I paused, struggling to put into words the weight of what I drew from that narrative, the fantasy that was more real to me than anything else I’d ever known. “I think it’s that you have to keep going, you have to keep doing the right thing-- even if sometimes you can’t see any hope that you’re going to make it through.”

It’s 2012 now, over eight years since that conversation, over a decade since I first picked up the books or went to see Fellowship of the Ring in the theater. I’ve worked half a dozen jobs, gone to college and earned my B.A., owned my first car, gotten engaged. And yet there is a part of me that is still that kid who dedicated hours to writing poetry in elvish, who put up nearly 300 Lord of the Rings pictures and posters in a hallway. That is not all I am now-- my life is bigger, and my heart holds more. But there will always be a part of me that is still tethered there.

There are very few stories that are “just” a story. We take these stories, these narratives, and they become part of our own story-- and in that way they are incredibly, piercingly real. Lord of the Rings has shaped me in a way very few other stories could. It informed my hobbies, pushed me to make friends with incredible people all over the world, taught me a deeper appreciation for myth and literature, and strengthened and shaped my faith. And it’s not just my story-- that is the beautiful thing. It’s a story I share with everyone else who claims it as a favorite, who has left a piece of themselves in Middle Earth. We might all live it in different ways, for different reasons, and it means different things to different people, but it belongs to all of us equally.

For me the story has become my story because of that simple lesson I could already put into words when I was 13, a truth that became increasingly adamant to me as I grew up and learned that the “real world” was so much darker and harder than even Lord of the Rings could have prepared me for. We all have our journeys through Mordor. We all have our rings to carry, our burdens like chains around our necks, threatening to wear us away to nothing.

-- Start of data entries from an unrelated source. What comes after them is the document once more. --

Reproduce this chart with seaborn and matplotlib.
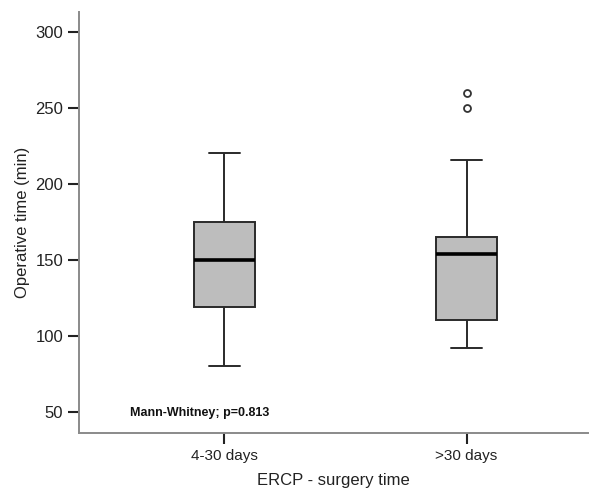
import pandas as pd
import seaborn as sns
import matplotlib.pyplot as plt

# operative times (min) per group, chosen to reproduce the box summaries
group_labels = ['4-30 days', '>30 days']
times_short = [80, 119, 150, 175, 220]
times_long = [92, 100, 105, 110, 130, 145, 154, 158, 162, 165, 216, 250, 260]

df = pd.DataFrame({
    'group': [group_labels[0]] * len(times_short) + [group_labels[1]] * len(times_long),
    'time': times_short + times_long,
})

sns.set_style('ticks')
plt.rcParams['font.family'] = ['Liberation Sans', 'DejaVu Sans']

fig = plt.figure(figsize=(5.9, 4.88), dpi=100)
ax = fig.add_axes([0.134, 0.113, 0.862, 0.862])

sns.boxplot(data=df, x='group', y='time', order=group_labels, width=0.25,
            color='#bdbdbd', saturation=1, linecolor='#2a2a2a', linewidth=1.4,
            medianprops=dict(color='black', linewidth=2.6),
            flierprops=dict(marker='o', markersize=5, markerfacecolor='white',
                            markeredgecolor='#333333', markeredgewidth=1.3),
            ax=ax)

ax.set_xlim(-0.6, 1.5)
ax.set_ylim(36, 313)
ax.set_yticks([50, 100, 150, 200, 250, 300])
ax.set_xlabel('ERCP - surgery time', fontsize=12, color='#222222', labelpad=7)
ax.set_ylabel('Operative time (min)', fontsize=12, color='#222222')
ax.tick_params(axis='both', labelcolor='#222222', color='#222222',
               length=8, width=1.5)
ax.tick_params(axis='y', labelsize=12)
ax.tick_params(axis='x', labelsize=11)
sns.despine(ax=ax)
for side in ['left', 'bottom']:
    ax.spines[side].set_color('#8a8a8a')
    ax.spines[side].set_linewidth(1.4)

ax.text(-0.39, 49, 'Mann-Whitney; p=0.813', fontsize=9, fontweight='bold',
        va='center', ha='left', color='#111111')

fig.savefig('out.png', dpi=100)
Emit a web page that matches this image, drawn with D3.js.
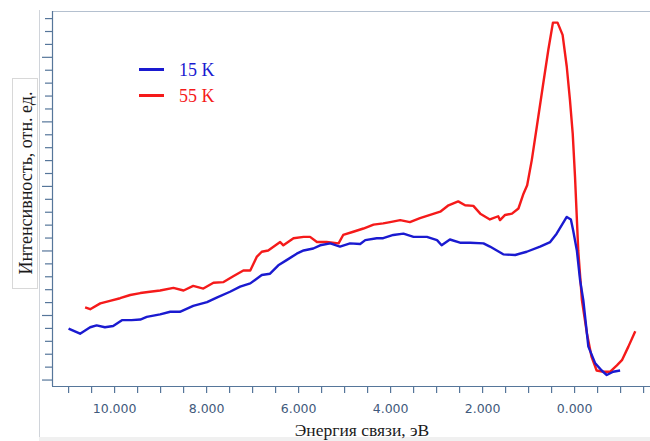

And in the moments of my life when I can see absolutely no practical reason to believe there is anything on the other side of the dark, when the idea of a return journey after everything that has happened seems impossible-- I remember this story that I claimed as a 10-year-old. You keep going. Even if you don’t get to know how it ends. Even if all the odds are against you. Even if it seems like you’ve lost everything, that the whole world is crumbling. Samwise Gamgee gives the reason well: we hold on because “there’s some good in this world, Mr. Frodo. And it’s worth fighting for.” And sometimes, against all the odds... you reach the end of the fight and find that everything sad comes untrue.



It was never just a story.

“Though here at journey’s end I lie
In darkness buried deep,
Beyond all towers strong and high,
Beyond all mountains steep,
Above all shadows rides the Sun
And Stars forever dwell:
I will not say the day is done,
Nor bid the stars farewell.”
- Return of the King

- Elraen -

Friday, November 9, 2012

Chasing Beauty

Our hearts can be ugly places.

The fight against bitterness, anger, despair, lust, pride, and fear leaves us torn, more like a warzone than the lighthouses our hearts were meant to be-- more like the reactionary sea than the smooth depths of the sky. I think we lose ourselves sometimes in that fight, in that ever-busy attempt to escape the clutter we have collected or the stains that have been painted on us by an equally busy world. Maybe getting lost in introspection, in obsessive self-examination and despair at what we find, is a trademark of the artist. Maybe it is a mark more widespread than that. Regardless, I find myself there often.

This year I learned I had two options: I could let the stone of my heart soften and learn how to soak in grace, or I could let it go completely cold and die. So I seek to soften my heart, even when it means bleeding. And a part of that has been an increasing fight to see beauty, to recognize it.

I learned something a long time ago in the worst days of depression: when you wake up in the morning too crippled to get out of bed, name one thing in life that is beautiful, one thing that gives you cause for hope. It’s harder than it sounds, when you’re in the thick of it and everything inside is a wasteland. It’s a discipline I had to train myself into. Many days, the only thing I could think of to name was my converse, but that was enough. It was one beautiful thing that pulled me outside myself and gave me a taste of gratitude.



We need to remember that there are beautiful things. We need to see them and name them. Maybe because it pulls us outside of ourselves, maybe because the existence of beautiful things gives us hope for our own hearts, so wayward, so reckless, yet slowly being shaped, molded-- made beautiful. I think this is why I am a photographer. I started photography my freshman year of college, in a time when I desperately needed to believe there were still beautiful things in the world. I would go on long walks with my camera over the campus that I hated, forcing myself to stop at details, to capture them, to see beauty.

That has been more important than ever before these past few months. Instagram has become a tool for capturing it, for forcing my eyes to see. Sometimes I write lists of things I saw that day that were beautiful, lists that to other eyes might look strange-- things like the way a favorite singer’s voice climbs to perfectly fill out a high note, the contrast of houses raised high on a ridge against a pale sky, watching two strangers talk like friends on facebook, hearing a brief sentence from someone that shows their heart is brave even in the midst of pain, seeing someone laugh in the tired ordinary of a grocery store. These are beautiful things. I write them down, I let them pull me outside myself. I walk out the door to work at 6:45 early in the morning, see the sun rising all red-gold with the splendor of autumn leaves, and I open my hands and say thank you.



Because for me, that is the necessary response, the part that seals it. I do not belong to the aesthetic school of thought that praises beauty for beauty’s sake. I hear in it an echo of this Grace that pours through the cracks, floods the warzone, fills out the shadows. I hear God echoing through my world, and I say thank you. These beautiful things are not deserved or necessary, but they still show up in my life in a riot of color and song. Gratitude is often the most effective way to pull myself beyond the snare of the shadows.




Some days I don’t have a spark in me left to start a fire, to warm the cold, to clear the cobwebs of a world spinning in the dark. But if I can open my eyes to see one thing-- one beautiful thing in this whole world of contrast-- then there is hope. Grace is still here. Redemption still has stories to tell.



- Elraen -

P.S. I don't often recommend books, but I would highly recommend Ann Voskamp's One Thousand Gifts. That book shaped and solidified much of my view on gratitude and grace.